Local doctors question new NIP board
By Confidente Reporter
THE new board of the Namibia Institute of Pathology (NIP) is under fire from local doctors who want to know why it does not include a pathologist.
Minister of Health and Social Services Dr Kalumbi Shangula appointed a new NIP board last week, which consists of an accountant, lawyer, educator, person with business qualifications and two medical doctors.
The doctors, who do not want their names to be mentioned, said NIP as a pathology service provider should thus at least have a pathologist on its board to advise it on diagnosis and follow-up analyses. A pathologist examines laboratory tissue samples and interprets medical laboratory tests to ensure patients receive proper treatment.
With a population of 2.2 million people, there are only five pathologists in the country, of which only one is Namibian and the rest are expatriates. The four expatriates all work for NIP, while the Namibian has their own private practice in the north.
Confidente understands that NIP pathologists are often overworked because all the patients in the country rely on them. Sometimes they send samples to Lancet Laboratories in Johannesburg, which according to its website provides diagnostics and monitoring pathology services in South Africa, Botswana, Ghana, Kenya, Mozambique, Nigeria, Swaziland, Tanzania, Uganda, Zambia and Zimbabwe.
“You cannot run something you don’t understand. At least there was supposed to be someone with a pathological qualification because none of the two medical doctors on the board is a pathologist. There was supposed to be a subject expert in the board. When you have a pathologist, you know what the laboratory needs or what the company needs.
“You need to grow the laboratory, hence you need someone on the board who understands all these things. Like during the last December holiday, there were around 500 samples in NIP laboratories waiting for the expatriates to come from their holiday for them to be attended to.
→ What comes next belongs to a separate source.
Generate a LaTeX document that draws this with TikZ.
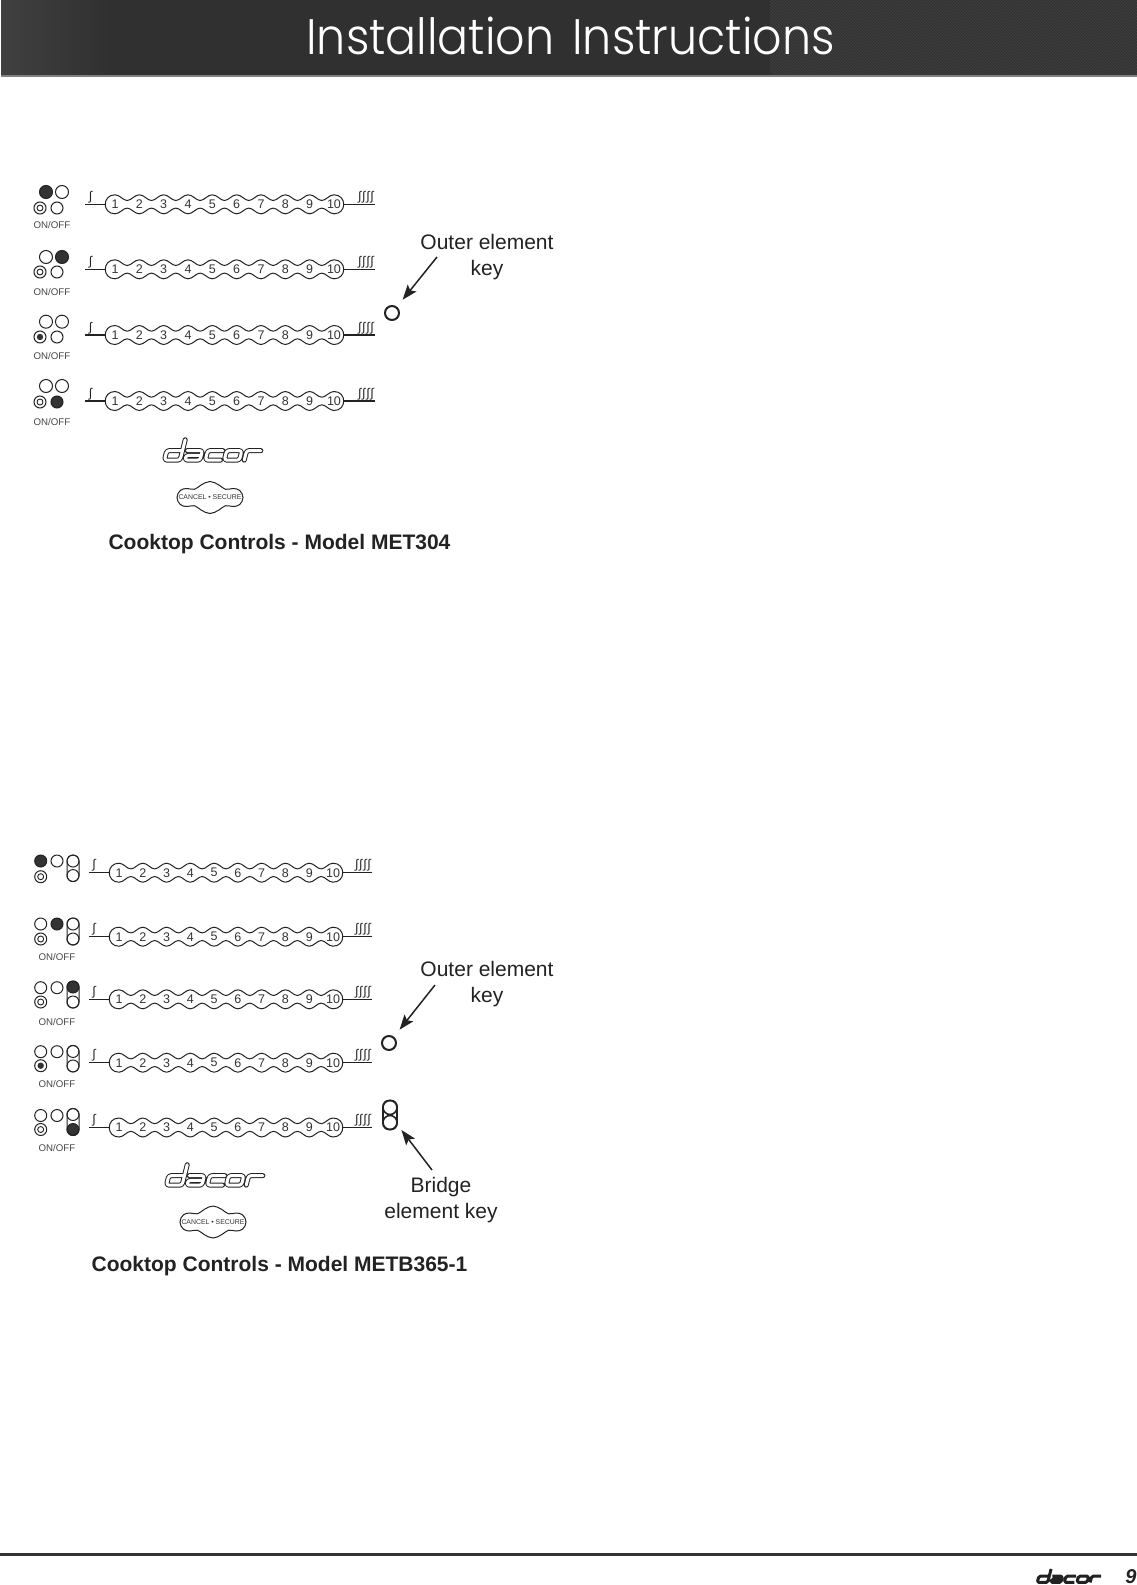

“They (samples) were only attended to during the second to the third week of January this year,” one of the doctors said, adding that such things are probably happening because there is no one on the board who is a qualified pathologist to advise the board.
Contacted for comment, Shangula referred to the advertisement placed in local newspapers by the outgoing board, adding that the composition of the new board was not his wish. “Look at the requirements in the advertisement in the newspaper and see what kind of board the (outgoing) board wanted. It’s not the wish of the minister or the wish of the unknown doctors,” he said.